Capitol Crimes Superstars vox.com

Kevin Collier, NBC News:

As the FBI continues to round up rioters who stormed the U.S. Capitol on Jan. 6 to try to stop President-elect Joe Biden’s inauguration last week, it’s finding that a number of them seem to have openly confessed to crimes on open social media, a review of court documents shows.

Sara Morrison, Recode:

The subject of another much-circulated photo, of a cheerful and waving bearded man walking through the Capitol with the speaker’s lectern, has been identified by the Bradenton Herald as Florida man Adam Johnson (not “Via Getty”). Johnson was arrested on Friday and hit with the same three charges as Barnett. The complaint against Johnson references photos posted on his own Facebook account that appear to show him inside the Capitol building and were sourced from a newspaper article about the riot. Additionally, someone who has a mutual friend with Johnson called the FBI to report that he was the man in the photo with the lectern.

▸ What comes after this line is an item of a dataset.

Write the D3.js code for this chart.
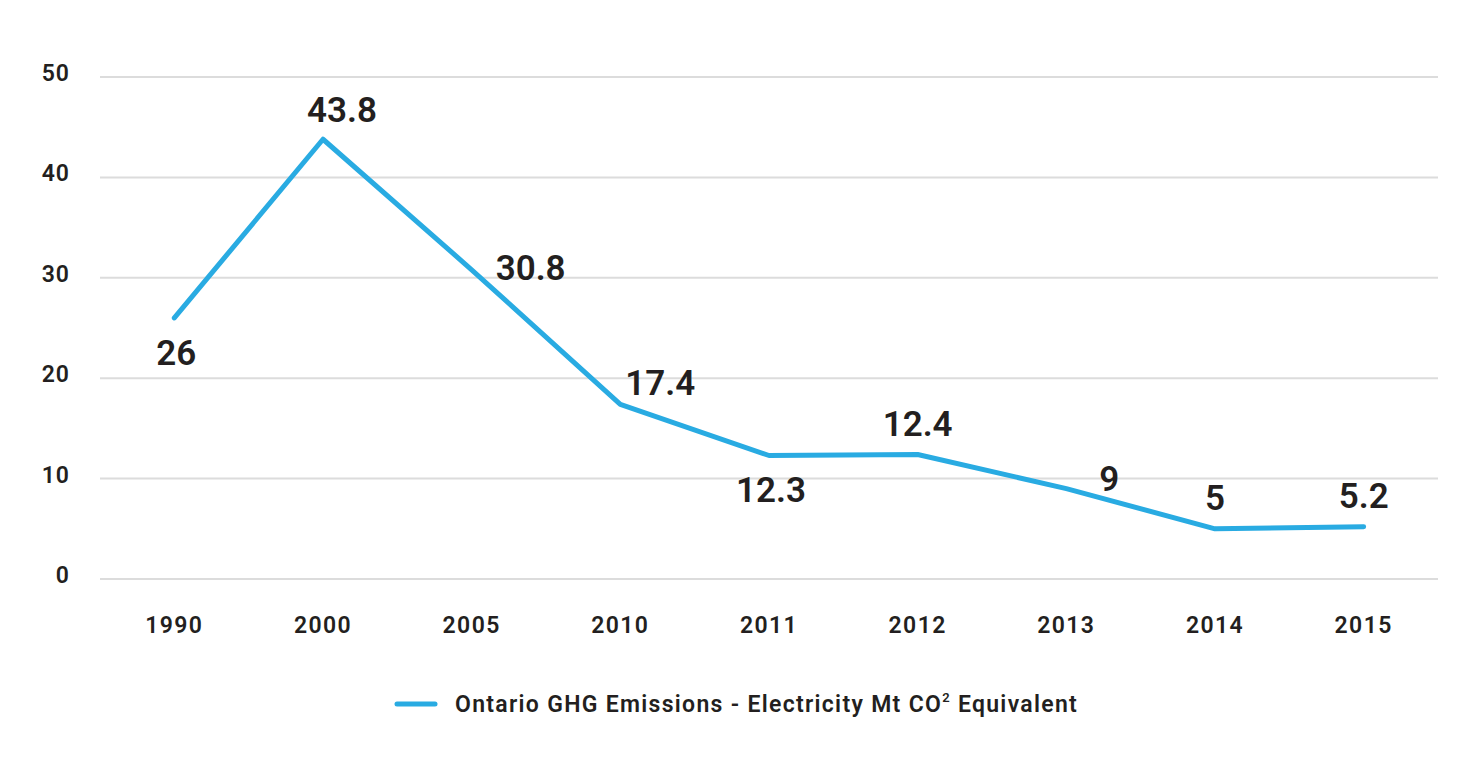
<!DOCTYPE html>
<html>
<head>
<meta charset="utf-8">
<script src="https://cdn.jsdelivr.net/npm/d3@7"></script>
<style>
  body { margin: 0; background: #fff; }
  svg text { font-family: Roboto, "Noto Sans", sans-serif; fill: #231f20; }
</style>
</head>
<body>
<div id="chart"></div>
<script>
// 数据
const years = ['1990', '2000', '2005', '2010', '2011', '2012', '2013', '2014', '2015'];
const emissions = [26, 43.8, 30.8, 17.4, 12.3, 12.4, 9, 5, 5.2];
const yTicks = [0, 10, 20, 30, 40, 50];
// 数值标签的位置
const labelPlacement = ['below', 'aboveRight', 'right', 'upRight', 'below', 'above', 'sideUp', 'above', 'above'];
const seriesName = 'Ontario GHG Emissions - Electricity Mt CO';

const width = 1477, height = 772;
const padding = { top: 77, right: 39, bottom: 193, left: 100 };
const lineColor = '#29abe2';

const svg = d3.select('#chart').append('svg')
    .attr('width', width)
    .attr('height', height);

const xScale = d3.scaleBand()
    .domain(years)
    .range([padding.left, width - padding.right]);

const yScale = d3.scaleLinear()
    .domain([0, 50])
    .range([height - padding.bottom, padding.top]);

// 网格线
svg.selectAll('.grid')
    .data(yTicks)
    .enter()
    .append('line')
    .attr('x1', padding.left)
    .attr('x2', width - padding.right)
    .attr('y1', d => yScale(d))
    .attr('y2', d => yScale(d))
    .attr('stroke', '#dcdcdc')
    .attr('stroke-width', 2);

// y轴标签
svg.selectAll('.y-label')
    .data(yTicks)
    .enter()
    .append('text')
    .text(d => d)
    .attr('x', 70)
    .attr('y', d => yScale(d) + 4)
    .attr('text-anchor', 'end')
    .attr('font-size', '23px')
    .attr('font-weight', 600)
    .attr('letter-spacing', '1px');

// x轴标签
svg.selectAll('.x-label')
    .data(years)
    .enter()
    .append('text')
    .text(d => d)
    .attr('x', d => xScale(d) + xScale.bandwidth() / 2)
    .attr('y', 633)
    .attr('text-anchor', 'middle')
    .attr('font-size', '23px')
    .attr('font-weight', 600)
    .attr('letter-spacing', '1.4px');

// 折线
const line = d3.line()
    .x((d, i) => xScale(years[i]) + xScale.bandwidth() / 2)
    .y(d => yScale(d));

svg.append('path')
    .datum(emissions)
    .attr('d', line)
    .attr('fill', 'none')
    .attr('stroke', lineColor)
    .attr('stroke-width', 5)
    .attr('stroke-linecap', 'round')
    .attr('stroke-linejoin', 'round');

// 数值标签偏移
const offsets = {
    below: [2, 34],
    above: [0, -31],
    aboveRight: [19, -30],
    right: [59, -2],
    upRight: [40, -22],
    sideUp: [43, -10]
};

svg.selectAll('.value-label')
    .data(emissions)
    .enter()
    .append('text')
    .text(d => d)
    .attr('x', (d, i) => xScale(years[i]) + xScale.bandwidth() / 2 + offsets[labelPlacement[i]][0])
    .attr('y', (d, i) => yScale(d) + offsets[labelPlacement[i]][1])
    .attr('dy', '0.36em')
    .attr('text-anchor', 'middle')
    .attr('font-size', '35px')
    .attr('font-weight', 600);

// 图例
const legend = svg.append('g').attr('transform', 'translate(397, 704)');
legend.append('line')
    .attr('x1', 0).attr('x2', 38)
    .attr('y1', 0).attr('y2', 0)
    .attr('stroke', lineColor)
    .attr('stroke-width', 5)
    .attr('stroke-linecap', 'round');
const legendText = legend.append('text')
    .attr('x', 58)
    .attr('y', 8)
    .attr('font-size', '23px')
    .attr('font-weight', 600)
    .attr('letter-spacing', '1.3px');
legendText.append('tspan').text(seriesName);
legendText.append('tspan').text('2').attr('font-size', '13px').attr('dy', -10);
legendText.append('tspan').text(' Equivalent').attr('dy', 10);
</script>
</body>
</html>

Johnson’s lawyer admitted to reporters that the photograph of his client is “a problem.”

“I’m not a magician,” Dan Eckhart added. “We’ve got a photograph of our client in what appears to be inside a federal building or inside the Capitol with government property.”

Jacob Shamsian, Business Insider:

An affidavit from an FBI special agent filed in court Tuesday says Eduardo Florea stockpiled more than 1,000 rounds of ammo and threatened to kill Sen.-elect Raphael Warnock of Georgia.

The affidavit says the FBI received records from Parler to identify the user behind the account “LoneWolfWar,” where the threats originated. Parler provided the phone number associated with the account, the affidavit says, and the FBI used it, and info from T-Mobile, to identify Florea.

Drew Harwell, Lisa Bonos, and Craig Timberg, Washington Post:

Tinder, Bumble and other dating apps are using images captured from inside the Capitol siege and other evidence to identify and ban rioters’ accounts, causing immediate consequences for those who participated as police move toward making hundreds of arrests.

[…]

Amanda Spataro, a 25-year-old logistics coordinator in Tampa, called it her “civic duty” to swipe through dating apps for men who’d posted incriminating pictures of themselves. On Bumble, she found one man with a picture that seemed likely to have come from the insurrection; his response to a prompt about his “perfect first date” was: “Storming the Capitol.”

“Most people, you think if you’re going to commit a crime, you’re not going to brag about it,” Spataro said in an interview.

You would think that, wouldn’t you? But only if you, you know, think.

Issie Lapowsky, Protocol:

The Capitol riot was a boundary-busting event in almost every way, and its impact on the digital privacy debate was no different. The insurrectionists’ acts were so galling, so frightening, that suddenly, even those who might oppose digital surveillance and forensics techniques in other contexts, like, say, identifying peaceful protesters at a Black Lives Matter rally, feel justified in deploying those tools against the rioters. The shifting goalposts have sparked a tense debate among researchers of online extremism about the right way to stitch together the digital scraps of someone’s life to publicly accuse them of committing a crime — or whether there is a right way at all.

I think a piece by Astead W. Herndon in the New York Times is a good explanation of the false equivalence between Black Lives Matter protests and the criminal surge of U.S. Capitol rioting morons. But Lapowsky’s article raises good arguments about the dangers of false accusations, attempts at mob justice, and the risks faced by those identifying extremists.